With noble Lords’ indulgence, I will address a slightly broader question which I have perhaps not been asked entirely: how we are combating Russia’s war economy. We have banned all known items found on the battlefield in Ukraine. We have banned dual-use and critical industry, aviation, defence and security goods. We have published a common high-priority items list—a list of 50 battlefield items that are important for Russia’s war effort—helping businesses identify the most critical items to focus their efforts on. This is degrading Russia’s military and high-tech industries. Production of the next-generation airborne early-warning and control aircraft has stalled due to a lack of foreign components, including semiconductors.
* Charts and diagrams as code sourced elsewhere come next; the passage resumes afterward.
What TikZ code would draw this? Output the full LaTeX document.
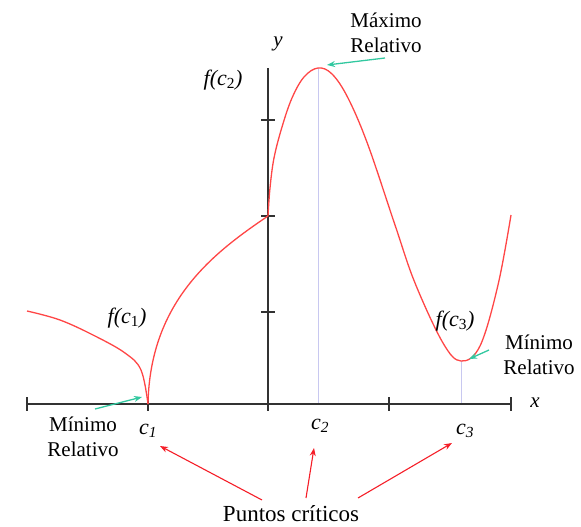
\documentclass[tikz,border=0pt]{standalone}
\usepackage{fontspec}
\setmainfont{Liberation Serif}
\usetikzlibrary{arrows.meta}
\definecolor{curvered}{RGB}{255,70,70}
\definecolor{arrowred}{RGB}{245,30,40}
\definecolor{mingreen}{RGB}{50,200,160}
\definecolor{axisgray}{RGB}{50,50,50}
\definecolor{guide}{RGB}{200,200,240}
\tikzset{
  axisline/.style={axisgray, line width=1.4pt},
  tickmark/.style={axisgray, line width=1.4pt},
  guideline/.style={guide, line width=1pt},
  fcurve/.style={curvered, line width=1.3pt},
  greenarrow/.style={mingreen, line width=1.3pt, -{Stealth[length=8pt,width=6pt]}},
  redarrow/.style={arrowred, line width=1.1pt, -{Stealth[length=8pt,width=6pt]}},
  lbl/.style={font=\fontsize{21}{25}\selectfont, align=center, inner sep=0pt},
  plbl/.style={font=\fontsize{23}{25}\selectfont, inner sep=0pt},
  mlbl/.style={font=\fontsize{22}{24}\selectfont\itshape, inner sep=0pt},
}
\begin{document}
\begin{tikzpicture}[x=1pt,y=-1pt]
\useasboundingbox (0,0) rectangle (581,527);
% guides
\coordinate (maxpt) at (318,68);
\coordinate (minpt) at (461,361);
\coordinate (c1pt) at (148,404);
\coordinate (ypt) at (268,216);
\coordinate (c2base) at (318,404);
\coordinate (c3base) at (461,404);
\draw[guideline] (maxpt) -- (c2base);
\draw[guideline] (minpt) -- (c3base);
% axes
\coordinate (xl) at (27,404);
\coordinate (xr) at (511,404);
\coordinate (yb) at (268,404);
\coordinate (yt) at (268,68);
\draw[axisline] (xl) -- (xr);
\draw[axisline] (yb) -- (yt);
\foreach \xx in {27,148,268,389,511} \draw[tickmark] (\xx,397) -- (\xx,411);
\foreach \yy in {120,216,312} \draw[tickmark] (261,\yy) -- (275,\yy);
% curve
\draw[fcurve] plot[smooth, tension=0.6] coordinates {(27,311) (60,320) (95,336) (125,353) (141,370) (148,404)};
\draw[fcurve] (c1pt) .. controls (150,300) and (215,252) .. (ypt);
\draw[fcurve] plot[smooth, tension=0.6] coordinates {(268,216) (270,188) (274,158) (282,127) (292,98) (304,77) (318,68)
  (332,74) (348,98) (368,145) (395,225) (415,283) (443,343) (461,361) (480,346) (498,285) (511,215)};
% labels
\node[lbl] (xlab) at (535,403) {\textit{x}};
\node[lbl] (ylab) at (278,44) {\textit{y}};
\node[mlbl] (fc2) at (223,80) {f(c\textsubscript{\upshape 2})};
\node[mlbl] (fc1) at (127,318) {f(c\textsubscript{\upshape 1})};
\node[mlbl] (fc3) at (455,321) {f(c\textsubscript{\upshape 3})};
\node[mlbl] (c1) at (148,431) {c\textsubscript{1}};
\node[mlbl] (c2) at (320,426) {c\textsubscript{2}};
\node[mlbl] (c3) at (465,431) {c\textsubscript{3}};
\node[lbl] (maxlab) at (386,33) {Máximo\\Relativo};
\node[lbl] (minl) at (83,437) {Mínimo\\Relativo};
\node[lbl] (minr) at (539,355) {Mínimo\\Relativo};
\node[plbl] (pc) at (291,514) {Puntos críticos};
% green arrows
\coordinate (g1s) at (385,58);
\coordinate (g1e) at (327,65);
\coordinate (g2s) at (95,409);
\coordinate (g2e) at (142,397);
\coordinate (g3s) at (489,350);
\coordinate (g3e) at (469,359);
\draw[greenarrow] (g1s) -- (g1e);
\draw[greenarrow] (g2s) -- (g2e);
\draw[greenarrow] (g3s) -- (g3e);
% red arrows
\coordinate (r1s) at (262,500);
\coordinate (r1e) at (160,446);
\coordinate (r2s) at (306,498);
\coordinate (r2e) at (314,448);
\coordinate (r3s) at (358,498);
\coordinate (r3e) at (452,443);
\draw[redarrow] (r1s) -- (r1e);
\draw[redarrow] (r2s) -- (r2e);
\draw[redarrow] (r3s) -- (r3e);
\end{tikzpicture}
\end{document}
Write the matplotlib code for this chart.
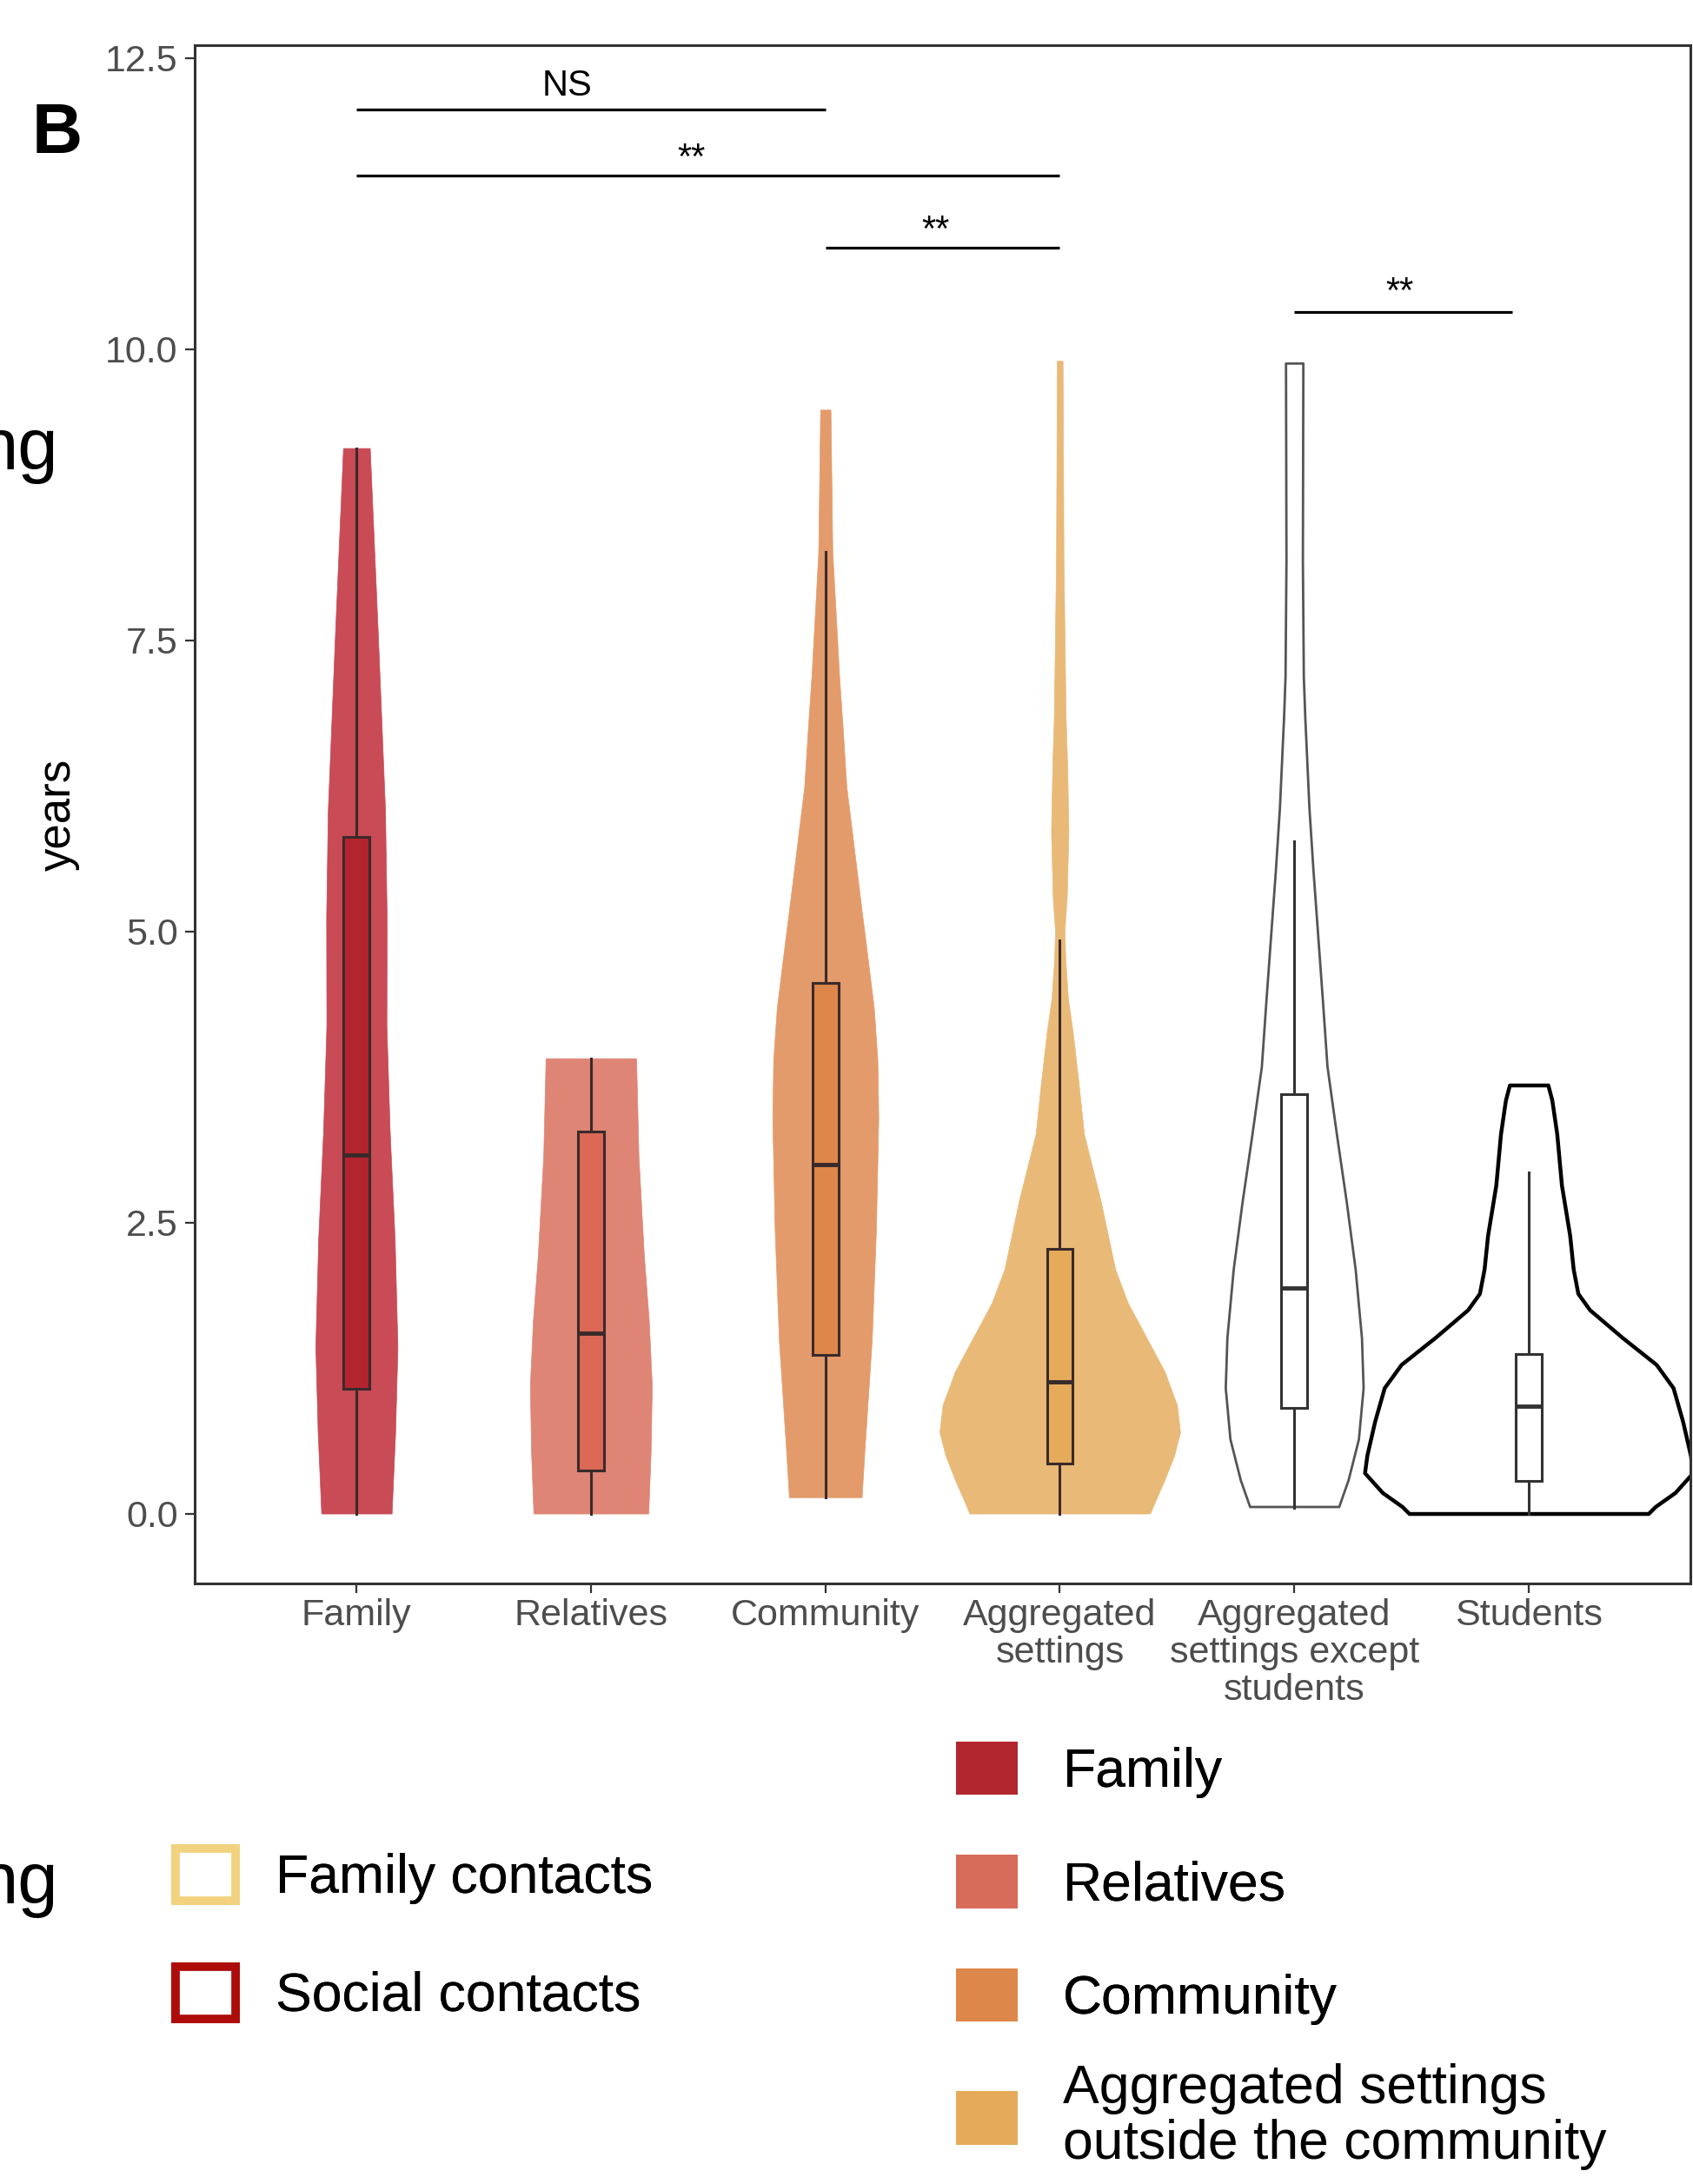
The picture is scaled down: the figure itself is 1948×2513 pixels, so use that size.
import matplotlib
matplotlib.use('Agg')
import matplotlib.pyplot as plt
from matplotlib.patches import Patch
import numpy as np

plt.rcParams['font.family'] = ['Liberation Sans', 'DejaVu Sans']

categories = ['Family', 'Relatives', 'Community', 'Aggregated\nsettings',
              'Aggregated\nsettings except\nstudents', 'Students']

# violin outlines: years and half width (category units)
family_y = [0.0, 0.69, 1.43, 2.36, 3.28, 4.19, 5.12, 6.04, 7.57, 9.15]
family_w = [0.150, 0.165, 0.175, 0.163, 0.142, 0.128, 0.129, 0.122, 0.091, 0.057]
relatives_y = [0.0, 0.53, 1.10, 1.66, 2.22, 3.07, 3.91]
relatives_w = [0.245, 0.255, 0.260, 0.247, 0.226, 0.203, 0.193]
community_y = [0.14, 0.54, 1.49, 2.44, 3.40, 3.90, 4.34, 4.78, 5.29, 5.80, 6.24,
               6.75, 7.19, 8.26, 9.48]
community_w = [0.155, 0.167, 0.198, 0.216, 0.226, 0.222, 0.207, 0.180, 0.148, 0.117,
               0.090, 0.074, 0.059, 0.030, 0.022]
aggregated_y = [0.0, 0.12, 0.29, 0.50, 0.70, 0.93, 1.22, 1.51, 1.81, 2.10, 2.68,
                3.26, 3.70, 4.14, 4.42, 4.75, 5.00, 5.30, 5.86, 6.40, 6.85, 8.18, 9.90]
aggregated_w = [0.385, 0.410, 0.447, 0.488, 0.513, 0.500, 0.447, 0.370, 0.290, 0.236,
                0.175, 0.103, 0.080, 0.055, 0.035, 0.024, 0.020, 0.030, 0.037, 0.032,
                0.025, 0.016, 0.012]
except_y = [0.06, 0.29, 0.64, 1.08, 1.51, 2.10, 2.68, 3.26, 3.84, 4.42, 5.53, 6.06,
            6.85, 7.19, 8.18, 9.88]
except_w = [0.190, 0.230, 0.274, 0.294, 0.287, 0.260, 0.222, 0.180, 0.140, 0.120,
            0.080, 0.063, 0.045, 0.039, 0.035, 0.037]
students_y = [0.0, 0.06, 0.18, 0.35, 0.50, 0.79, 1.08, 1.28, 1.51, 1.75, 1.89,
              2.10, 2.39, 2.82, 3.26, 3.55, 3.68]
students_w = [0.510, 0.540, 0.624, 0.700, 0.690, 0.657, 0.616, 0.544, 0.400, 0.260,
              0.210, 0.190, 0.175, 0.140, 0.120, 0.099, 0.082]

# box plot stats
q1 = [1.07, 0.37, 1.36, 0.43, 0.91, 0.28]
median = [3.08, 1.55, 3.00, 1.13, 1.94, 0.92]
q3 = [5.81, 3.28, 4.56, 2.27, 3.60, 1.37]
whisker_lo = [0.0, 0.0, 0.14, 0.0, 0.05, 0.0]
whisker_hi = [9.15, 3.91, 8.26, 4.92, 5.77, 2.93]

# significance brackets
sig_start = [1, 1, 3, 5]
sig_end = [3, 4, 4, 5.93]
sig_line_y = [12.06, 11.49, 10.87, 10.32]
sig_text_x = [1.9, 2.43, 3.47, 5.45]
sig_text_y = [12.18, 11.55, 10.93, 10.40]
sig_labels = ['NS', '**', '**', '**']

violin_fill = ['#C84B56', '#DE8575', '#E39B6B', '#E9B977', 'white', 'white']
violin_edge = ['#C84B56', '#DE8575', '#E39B6B', '#E9B977', '#555555', 'black']
violin_lw = [0.5, 0.5, 0.5, 0.5, 2.0, 3.2]
box_fill = ['#B4242F', '#DC6955', '#DD874A', '#E6AB5A', 'white', 'white']
box_edge = ['#3A2A2A', '#3A2A2A', '#3A2A2A', '#3A2A2A', '#333333', '#333333']

legend1_labels = ['Family contacts', 'Social contacts']
legend1_colors = ['#F2D27E', '#AE0B0B']
legend2_labels = ['Family', 'Relatives', 'Community']
legend2_colors = ['#B2262F', '#D86C5A', '#DD874B']
legend3_labels = ['Aggregated settings\noutside the community']
legend3_colors = ['#E5AA5A']

fig = plt.figure(figsize=(19.48, 25.13), dpi=100)
ax = fig.add_axes([0.115, 0.275, 0.8835, 0.7043])

violin_y = [family_y, relatives_y, community_y, aggregated_y, except_y, students_y]
violin_w = [family_w, relatives_w, community_w, aggregated_w, except_w, students_w]
for i in range(6):
    pos = i + 1
    ys = np.array(violin_y[i])
    hw = np.array(violin_w[i])
    ax.fill_betweenx(ys, pos - hw, pos + hw, facecolor=violin_fill[i],
                     edgecolor=violin_edge[i], linewidth=violin_lw[i],
                     joinstyle='round', zorder=1)

for i in range(6):
    stats = [dict(med=median[i], q1=q1[i], q3=q3[i],
                  whislo=whisker_lo[i], whishi=whisker_hi[i])]
    ax.bxp(stats, positions=[i + 1], widths=0.11, patch_artist=True,
           showfliers=False, showcaps=False, manage_ticks=False,
           boxprops=dict(facecolor=box_fill[i], edgecolor=box_edge[i], linewidth=2.2),
           whiskerprops=dict(color=box_edge[i], linewidth=2.2),
           medianprops=dict(color=box_edge[i], linewidth=3.5),
           zorder=2)

for i in range(len(sig_labels)):
    ax.plot([sig_start[i], sig_end[i]], [sig_line_y[i], sig_line_y[i]],
            color='black', linewidth=2.3, solid_capstyle='butt')
    ax.text(sig_text_x[i], sig_text_y[i], sig_labels[i], ha='center',
            va='baseline', fontsize=30, color='black')

ax.set_xlim(0.31, 6.69)
ax.set_ylim(-0.6, 12.61)
ax.set_xticks(range(1, 7))
ax.set_xticklabels(categories, fontsize=31, color='#4D4D4D', linespacing=1.1)
ax.set_yticks([0, 2.5, 5, 7.5, 10, 12.5])
ax.set_yticklabels(['0.0', '2.5', '5.0', '7.5', '10.0', '12.5'], fontsize=31, color='#4D4D4D')
ax.tick_params(axis='both', length=8, width=1.6, color='#333333')
ax.tick_params(axis='y', pad=6)
ax.tick_params(axis='x', pad=4)
for s in ax.spines.values():
    s.set_color('#333333')
    s.set_linewidth(2.2)

ax.set_ylabel('years', fontsize=38)
ax.yaxis.set_label_coords(-0.077, 0.5)

# panel letter and the edges of neighbouring panels' texts
fig.text(66 / 1948, 1 - 155 / 2513, 'B', fontsize=58, fontweight='bold',
         ha='center', va='center')
fig.text(67 / 1948, 1 - 540 / 2513, 'ng', fontsize=60, ha='right', va='baseline')
fig.text(67 / 1948, 1 - 2190 / 2513, 'ng', fontsize=60, ha='right', va='baseline')

h1 = [Patch(facecolor='white', edgecolor=c, linewidth=7) for c in legend1_colors]
leg1 = fig.legend(h1, legend1_labels, loc='upper left',
                  bbox_to_anchor=(202 / 1948, 1 - 2127 / 2513), frameon=False,
                  fontsize=45, handlelength=1.1, handleheight=1.1,
                  handletextpad=0.74, labelspacing=1.14, borderpad=0,
                  borderaxespad=0)

h2 = [Patch(facecolor=c, edgecolor='none') for c in legend2_colors]
leg2 = fig.legend(h2, legend2_labels, loc='upper left',
                  bbox_to_anchor=(1100 / 1948, 1 - 2004 / 2513), frameon=False,
                  fontsize=45, handlelength=1.13, handleheight=1.13,
                  handletextpad=0.84, labelspacing=1.05, borderpad=0,
                  borderaxespad=0)
fig.add_artist(leg1)

h3 = [Patch(facecolor=c, edgecolor='none') for c in legend3_colors]
leg3 = fig.legend(h3, legend3_labels, loc='upper left',
                  bbox_to_anchor=(1100 / 1948, 1 - 2374 / 2513), frameon=False,
                  fontsize=45, handlelength=1.13, handleheight=1.13,
                  handletextpad=0.84, borderpad=0, borderaxespad=0)
for t in leg3.get_texts():
    t.set_linespacing(1.1)
fig.add_artist(leg2)

fig.savefig('out.png', dpi=100)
Russia is therefore turning to other countries to supply these goods. We see reports of that in the newspapers, but I reassure noble Lords that the UK is very much leading on this work and delivering results.

On the tit-for-tat arrangement mentioned by both noble Lords, I of course cannot account for what Russia may or may not do. Regarding advice to UK residents, journalists and other interested parties in Russia, I have not looked at the recent Foreign Office advice, but I am sure it has been kept very much up to date on a regular basis. But obviously, I caution all journalists operating in Russia to be aware of the case of Evan Gershkovich, whom the Russians really should have released by now.

I think I have answered all the questions. I cannot commit to proactive briefings now, but I will certainly bear in mind what the noble Lord said and make sure it is understood in the department.